## REQUEST
Your task is to copy the listing exactly. Drop any pictures from the copy.

## GIVEN INFORMATION
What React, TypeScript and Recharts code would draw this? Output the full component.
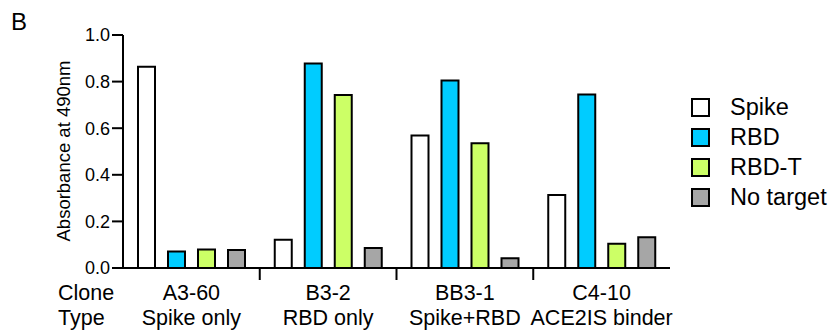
import React from 'react';
import { BarChart, Bar, XAxis, YAxis, Legend } from 'recharts';

const clones = ['A3-60', 'B3-2', 'BB3-1', 'C4-10'];
const cloneTypes = ['Spike only', 'RBD only', 'Spike+RBD', 'ACE2IS binder'];
const spike = [0.864, 0.121, 0.569, 0.313];
const rbd = [0.071, 0.878, 0.805, 0.745];
const rbdT = [0.079, 0.742, 0.535, 0.104];
const noTarget = [0.077, 0.086, 0.042, 0.132];
const yTicks = [0, 0.2, 0.4, 0.6, 0.8, 1.0];

const data = clones.map((c, i) => ({
  clone: c,
  type: cloneTypes[i],
  Spike: spike[i],
  RBD: rbd[i],
  'RBD-T': rbdT[i],
  'No target': noTarget[i],
}));

const series = [
  { key: 'Spike', fill: '#FFFFFF' },
  { key: 'RBD', fill: '#00CCFF' },
  { key: 'RBD-T', fill: '#CCFF66' },
  { key: 'No target', fill: '#A6A6A6' },
];

const W = 834;
const H = 332;
const PLOT_LEFT = 123;
const PLOT_RIGHT = 670;
const PLOT_TOP = 35;
const PLOT_BOTTOM = 268;
const Y_AXIS_W = 60;
const X_AXIS_H = H - PLOT_BOTTOM;
const BAND = (PLOT_RIGHT - PLOT_LEFT) / clones.length;
const FONT = '"Liberation Sans", Arial, Helvetica, sans-serif';
const LABEL_SIZE = 21.5;

const XTick = (props: any) => {
  const { x, y, payload } = props;
  const idx = clones.indexOf(payload.value);
  const half = BAND / 2;
  return (
    <g>
      {idx > 0 && (
        <line x1={x - half} x2={x - half} y1={y} y2={y + 12} stroke="#000" strokeWidth={2} />
      )}
      <text x={x} y={y + 32} textAnchor="middle" fontSize={LABEL_SIZE} fontFamily={FONT} fill="#000">
        {payload.value}
      </text>
      <text x={x} y={y + 57} textAnchor="middle" fontSize={LABEL_SIZE} fontFamily={FONT} fill="#000">
        {cloneTypes[idx]}
      </text>
    </g>
  );
};

const LegendContent = () => {
  return (
    <div style={{ fontFamily: FONT }}>
      {series.map((s) => (
        <div key={s.key} style={{ display: 'flex', alignItems: 'center', height: 30 }}>
          <div
            style={{
              width: 15,
              height: 15,
              border: '2.5px solid #000',
              background: s.fill,
              marginRight: 20,
            }}
          />
          <span style={{ fontSize: 23.5, color: '#000', lineHeight: '30px' }}>{s.key}</span>
        </div>
      ))}
    </div>
  );
};

export default function App() {
  return (
    <div style={{ position: 'absolute', left: 0, top: 0, width: W, height: H, background: '#fff' }}>
      <BarChart
        width={W}
        height={H}
        data={data}
        margin={{ top: PLOT_TOP, bottom: 0, left: PLOT_LEFT - Y_AXIS_W, right: W - PLOT_RIGHT }}
        barSize={17}
        barGap={13}
      >
        <XAxis
          dataKey="clone"
          tick={<XTick />}
          tickLine={false}
          tickSize={0}
          tickMargin={0}
          axisLine={{ stroke: '#000', strokeWidth: 2 }}
          interval={0}
          height={X_AXIS_H}
        />
        <YAxis
          width={Y_AXIS_W}
          domain={[0, 1]}
          ticks={yTicks}
          tickFormatter={(v: number) => v.toFixed(1)}
          axisLine={{ stroke: '#000', strokeWidth: 2 }}
          tickLine={{ stroke: '#000', strokeWidth: 2 }}
          tickSize={11}
          tickMargin={2}
          tick={{ fill: '#000', fontSize: 18, fontFamily: FONT }}
          allowDataOverflow
        />
        <Legend
          layout="vertical"
          align="center"
          verticalAlign="middle"
          content={<LegendContent />}
          wrapperStyle={{ position: 'absolute', left: 691, top: 92, width: 143, height: 125 }}
        />
        {series.map((s) => (
          <Bar
            key={s.key}
            dataKey={s.key}
            name={s.key}
            fill={s.fill}
            stroke="#000"
            strokeWidth={2}
            isAnimationActive={false}
          />
        ))}
      </BarChart>
      <svg
        width={W}
        height={H}
        style={{ position: 'absolute', left: 0, top: 0, pointerEvents: 'none' }}
      >
        <text x={11} y={30} fontSize={24} fontFamily={FONT} fill="#000">
          B
        </text>
        <text
          x={63}
          y={151}
          fontSize={18.5}
          fontFamily={FONT}
          fill="#000"
          textAnchor="middle"
          dominantBaseline="central"
          transform="rotate(-90 63 151)"
        >
          Absorbance at 490nm
        </text>
        <text x={58} y={300} fontSize={LABEL_SIZE} fontFamily={FONT} fill="#000">
          Clone
        </text>
        <text x={58} y={325} fontSize={LABEL_SIZE} fontFamily={FONT} fill="#000">
          Type
        </text>
      </svg>
    </div>
  );
}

## FULL OUTPUT
What React, TypeScript and Recharts code would draw this? Output the full component.
import React from 'react';
import { BarChart, Bar, XAxis, YAxis, Legend } from 'recharts';

const clones = ['A3-60', 'B3-2', 'BB3-1', 'C4-10'];
const cloneTypes = ['Spike only', 'RBD only', 'Spike+RBD', 'ACE2IS binder'];
const spike = [0.864, 0.121, 0.569, 0.313];
const rbd = [0.071, 0.878, 0.805, 0.745];
const rbdT = [0.079, 0.742, 0.535, 0.104];
const noTarget = [0.077, 0.086, 0.042, 0.132];
const yTicks = [0, 0.2, 0.4, 0.6, 0.8, 1.0];

const data = clones.map((c, i) => ({
  clone: c,
  type: cloneTypes[i],
  Spike: spike[i],
  RBD: rbd[i],
  'RBD-T': rbdT[i],
  'No target': noTarget[i],
}));

const series = [
  { key: 'Spike', fill: '#FFFFFF' },
  { key: 'RBD', fill: '#00CCFF' },
  { key: 'RBD-T', fill: '#CCFF66' },
  { key: 'No target', fill: '#A6A6A6' },
];

const W = 834;
const H = 332;
const PLOT_LEFT = 123;
const PLOT_RIGHT = 670;
const PLOT_TOP = 35;
const PLOT_BOTTOM = 268;
const Y_AXIS_W = 60;
const X_AXIS_H = H - PLOT_BOTTOM;
const BAND = (PLOT_RIGHT - PLOT_LEFT) / clones.length;
const FONT = '"Liberation Sans", Arial, Helvetica, sans-serif';
const LABEL_SIZE = 21.5;

const XTick = (props: any) => {
  const { x, y, payload } = props;
  const idx = clones.indexOf(payload.value);
  const half = BAND / 2;
  return (
    <g>
      {idx > 0 && (
        <line x1={x - half} x2={x - half} y1={y} y2={y + 12} stroke="#000" strokeWidth={2} />
      )}
      <text x={x} y={y + 32} textAnchor="middle" fontSize={LABEL_SIZE} fontFamily={FONT} fill="#000">
        {payload.value}
      </text>
      <text x={x} y={y + 57} textAnchor="middle" fontSize={LABEL_SIZE} fontFamily={FONT} fill="#000">
        {cloneTypes[idx]}
      </text>
    </g>
  );
};

const LegendContent = () => {
  return (
    <div style={{ fontFamily: FONT }}>
      {series.map((s) => (
        <div key={s.key} style={{ display: 'flex', alignItems: 'center', height: 30 }}>
          <div
            style={{
              width: 15,
              height: 15,
              border: '2.5px solid #000',
              background: s.fill,
              marginRight: 20,
            }}
          />
          <span style={{ fontSize: 23.5, color: '#000', lineHeight: '30px' }}>{s.key}</span>
        </div>
      ))}
    </div>
  );
};

export default function App() {
  return (
    <div style={{ position: 'absolute', left: 0, top: 0, width: W, height: H, background: '#fff' }}>
      <BarChart
        width={W}
        height={H}
        data={data}
        margin={{ top: PLOT_TOP, bottom: 0, left: PLOT_LEFT - Y_AXIS_W, right: W - PLOT_RIGHT }}
        barSize={17}
        barGap={13}
      >
        <XAxis
          dataKey="clone"
          tick={<XTick />}
          tickLine={false}
          tickSize={0}
          tickMargin={0}
          axisLine={{ stroke: '#000', strokeWidth: 2 }}
          interval={0}
          height={X_AXIS_H}
        />
        <YAxis
          width={Y_AXIS_W}
          domain={[0, 1]}
          ticks={yTicks}
          tickFormatter={(v: number) => v.toFixed(1)}
          axisLine={{ stroke: '#000', strokeWidth: 2 }}
          tickLine={{ stroke: '#000', strokeWidth: 2 }}
          tickSize={11}
          tickMargin={2}
          tick={{ fill: '#000', fontSize: 18, fontFamily: FONT }}
          allowDataOverflow
        />
        <Legend
          layout="vertical"
          align="center"
          verticalAlign="middle"
          content={<LegendContent />}
          wrapperStyle={{ position: 'absolute', left: 691, top: 92, width: 143, height: 125 }}
        />
        {series.map((s) => (
          <Bar
            key={s.key}
            dataKey={s.key}
            name={s.key}
            fill={s.fill}
            stroke="#000"
            strokeWidth={2}
            isAnimationActive={false}
          />
        ))}
      </BarChart>
      <svg
        width={W}
        height={H}
        style={{ position: 'absolute', left: 0, top: 0, pointerEvents: 'none' }}
      >
        <text x={11} y={30} fontSize={24} fontFamily={FONT} fill="#000">
          B
        </text>
        <text
          x={63}
          y={151}
          fontSize={18.5}
          fontFamily={FONT}
          fill="#000"
          textAnchor="middle"
          dominantBaseline="central"
          transform="rotate(-90 63 151)"
        >
          Absorbance at 490nm
        </text>
        <text x={58} y={300} fontSize={LABEL_SIZE} fontFamily={FONT} fill="#000">
          Clone
        </text>
        <text x={58} y={325} fontSize={LABEL_SIZE} fontFamily={FONT} fill="#000">
          Type
        </text>
      </svg>
    </div>
  );
}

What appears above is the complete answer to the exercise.